You can also calculate the precision for each grade ("correct"/"incorrect"). Precision measures how many predictions
of a given grade were actually correct, i.e. how trustworthy the ASYST's predictions are for a given label. A
precision of 75% for the rating "correct" means that three quarters of all predictions of "correct" were in fact
right, but for a quarter of the cases the answer was actually wrong according to the manual grades.
_(We plan to add functionality to automatically generate these reliability parameters in the future.)_
5) **Decide** how to use ASYST's predictions.
A usage decision can now be made based on the reliability parameters collected for the criteria mentioned above.
- How large is the proportion of correctly predicted reviews? If it is >85%, you can even adopt the ASYST predictions unchanged if you wish.
- What is the precision of the grade labels ("correct"/"incorrect")? If one of the grade labels is likely to be significantly more reliable, you can decide to accept these predictions without review and only check the predictions for the less reliable grade predictions. In practice, this leads to significant time savings.
- How is the grading error distributed? Are correct answers frequently predicted to be incorrect, or vice versa? Is this acceptable for your situation?
- How much evaluation effort would you have saved for the example data set, e.g. by accepting the more reliable grade label without review?
How can I run ASYST if I don't use Windows 11?
The clickable application “ASYST.exe” is only suitable for running on Windows 11.
On other operating systems, ASYST can be run from a development environment.
The ASYST source code is written in Python and can therefore be robustly executed in various development environments.
For users who are not familiar with running Python programs, one option is described in more detail below.
Running ASYST in the Pycharm development environment
- If you haven't already done so, the Pycharm development environment from the Internet
Download and install.
For more information and troubleshooting see
Pycharm installation guide.
- Install Python
ASYST was developed in Python 3.10 - therefore this version is recommended for execution.
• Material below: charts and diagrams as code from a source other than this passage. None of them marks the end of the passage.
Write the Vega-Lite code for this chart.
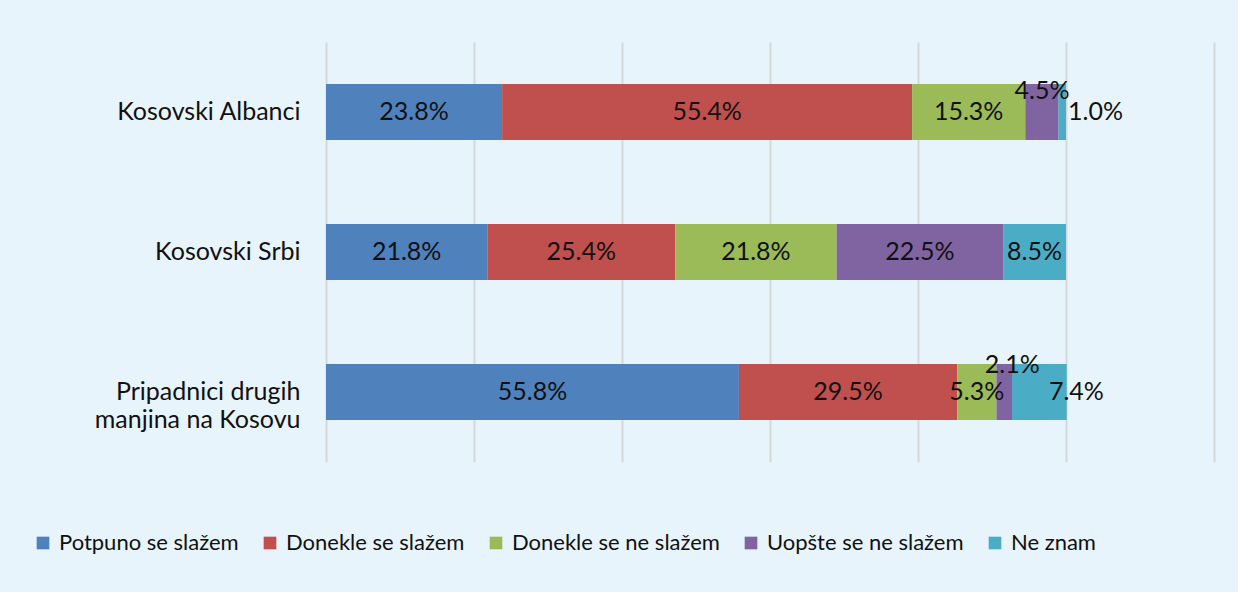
{
  "$schema": "https://vega.github.io/schema/vega-lite/v6.json",
  "width": 888,
  "height": 420,
  "autosize": {"type": "none"},
  "padding": {"left": 326, "top": 42, "right": 24, "bottom": 130},
  "background": "#e8f4fb",
  "config": {
    "view": {"stroke": null},
    "font": "Lato",
    "text": {"font": "Lato", "fontSize": 25, "color": "#111111"}
  },
  "data": {
    "values": [
      {"group": "Kosovski Albanci", "category": "Potpuno se slažem", "k": 1, "value": 23.8},
      {"group": "Kosovski Albanci", "category": "Donekle se slažem", "k": 2, "value": 55.4},
      {"group": "Kosovski Albanci", "category": "Donekle se ne slažem", "k": 3, "value": 15.3},
      {"group": "Kosovski Albanci", "category": "Uopšte se ne slažem", "k": 4, "value": 4.5},
      {"group": "Kosovski Albanci", "category": "Ne znam", "k": 5, "value": 1.0},
      {"group": "Kosovski Srbi", "category": "Potpuno se slažem", "k": 1, "value": 21.8},
      {"group": "Kosovski Srbi", "category": "Donekle se slažem", "k": 2, "value": 25.4},
      {"group": "Kosovski Srbi", "category": "Donekle se ne slažem", "k": 3, "value": 21.8},
      {"group": "Kosovski Srbi", "category": "Uopšte se ne slažem", "k": 4, "value": 22.5},
      {"group": "Kosovski Srbi", "category": "Ne znam", "k": 5, "value": 8.5},
      {"group": "Pripadnici drugih manjina na Kosovu", "category": "Potpuno se slažem", "k": 1, "value": 55.8},
      {"group": "Pripadnici drugih manjina na Kosovu", "category": "Donekle se slažem", "k": 2, "value": 29.5},
      {"group": "Pripadnici drugih manjina na Kosovu", "category": "Donekle se ne slažem", "k": 3, "value": 5.3},
      {"group": "Pripadnici drugih manjina na Kosovu", "category": "Uopšte se ne slažem", "k": 4, "value": 2.1},
      {"group": "Pripadnici drugih manjina na Kosovu", "category": "Ne znam", "k": 5, "value": 7.4}
    ]
  },
  "transform": [
    {"stack": "value", "groupby": ["group"], "sort": [{"field": "k", "order": "ascending"}], "as": ["v0", "v1"]},
    {"calculate": "(datum.v0 + datum.v1) / 2", "as": "mid"},
    {"calculate": "format(datum.value, '.1f') + '%'", "as": "label"}
  ],
  "encoding": {
    "y": {
      "field": "group",
      "type": "nominal",
      "sort": ["Kosovski Albanci", "Kosovski Srbi", "Pripadnici drugih manjina na Kosovu"],
      "scale": {"paddingInner": 0.6, "paddingOuter": 0.3},
      "axis": {
        "title": null,
        "domain": false,
        "ticks": false,
        "labelFont": "Lato",
        "labelFontSize": 25,
        "labelColor": "#111111",
        "labelPadding": 26,
        "labelLineHeight": 28,
        "labelLimit": 320,
        "labelExpr": "datum.value == 'Pripadnici drugih manjina na Kosovu' ? ['Pripadnici drugih', 'manjina na Kosovu'] : datum.value"
      }
    }
  },
  "layer": [
    {
      "mark": {"type": "bar"},
      "encoding": {
        "x": {
          "field": "v0",
          "type": "quantitative",
          "scale": {"domain": [0, 120], "nice": false},
          "axis": {
            "title": null,
            "labels": false,
            "ticks": false,
            "domain": false,
            "grid": true,
            "values": [0, 20, 40, 60, 80, 100, 120],
            "gridColor": "#d4d8da",
            "gridWidth": 2
          }
        },
        "x2": {"field": "v1"},
        "color": {
          "field": "category",
          "type": "nominal",
          "scale": {
            "domain": ["Potpuno se slažem", "Donekle se slažem", "Donekle se ne slažem", "Uopšte se ne slažem", "Ne znam"],
            "range": ["#4f81bd", "#c0504d", "#9bbb59", "#8064a2", "#4bacc6"]
          },
          "legend": {
            "title": null,
            "orient": "none",
            "direction": "horizontal",
            "legendX": -294,
            "legendY": 490,
            "symbolType": "square",
            "symbolSize": 160,
            "symbolStrokeWidth": 0,
            "labelFont": "Lato",
            "labelFontSize": 22,
            "labelColor": "#111111",
            "labelOffset": 5,
            "columnPadding": 20,
            "labelLimit": 400
          }
        }
      }
    },
    {
      "transform": [{"filter": "!((datum.group == 'Kosovski Albanci' && datum.k >= 4) || (datum.group == 'Pripadnici drugih manjina na Kosovu' && datum.k >= 4))"}],
      "mark": {"type": "text", "align": "center", "baseline": "middle"},
      "encoding": {
        "x": {"field": "mid", "type": "quantitative"},
        "text": {"field": "label"}
      }
    },
    {
      "transform": [{"filter": "datum.group == 'Kosovski Albanci' && datum.k == 4"}],
      "mark": {"type": "text", "align": "center", "baseline": "middle", "dy": -21},
      "encoding": {
        "x": {"field": "mid", "type": "quantitative"},
        "text": {"field": "label"}
      }
    },
    {
      "transform": [{"filter": "datum.group == 'Kosovski Albanci' && datum.k == 5"}],
      "mark": {"type": "text", "align": "left", "baseline": "middle", "dx": 2},
      "encoding": {
        "x": {"field": "v1", "type": "quantitative"},
        "text": {"field": "label"}
      }
    },
    {
      "transform": [{"filter": "datum.group == 'Pripadnici drugih manjina na Kosovu' && datum.k == 4"}],
      "mark": {"type": "text", "align": "center", "baseline": "middle", "dx": 8, "dy": -27},
      "encoding": {
        "x": {"field": "mid", "type": "quantitative"},
        "text": {"field": "label"}
      }
    },
    {
      "transform": [{"filter": "datum.group == 'Pripadnici drugih manjina na Kosovu' && datum.k == 5"}],
      "mark": {"type": "text", "align": "center", "baseline": "middle", "dx": 37},
      "encoding": {
        "x": {"field": "mid", "type": "quantitative"},
        "text": {"field": "label"}
      }
    }
  ]
}
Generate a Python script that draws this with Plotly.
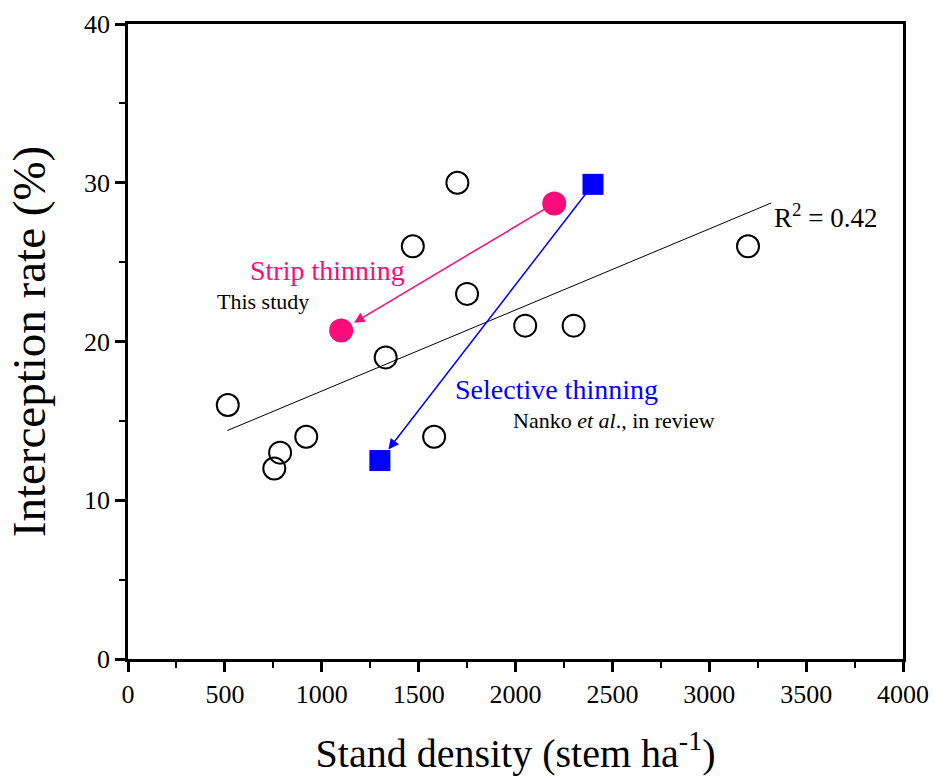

The version that matches the operating system can be selected and installed at https://www.python.org/downloads.
- Download the source code from Gitlab to the development environment:
Get from VCS
Enter the following path in the _url_ field: git@transfer.hft-stuttgart.de:ulrike.pado/ASYST.git
Then click on _clone_ and wait
- Configure development environment
**Configure Python interpreter:**
Navigate to _Settings >> Project ASYST >> Python Interpreter >> Add Interpreter >> Add local Interpreter_
![add_interpreter.png](images%2Fadd_interpreter.png)
![create_venv.png](images%2Fcreate_venv.png)
_Location_: [Project Path]/[Project Name]/Source,
_Base interpreter_: Path to the installed Python version
*Install required packages:*
If Pycharm does not itself suggest installing the packages listed in the requirements.txt,
manually run the following commands in the PyCharm terminal:
'''
> cd Source
>
>
> pip install -r requirements.txt
'''
- Run ASYST
![run_button.png](images%2Frun_button.png)
After the file _main.py_ has been selected via the project directory on the left, the greyed out _Start button_ at the
top right of the window will appear green. A single click is enough to execute the ASYST code.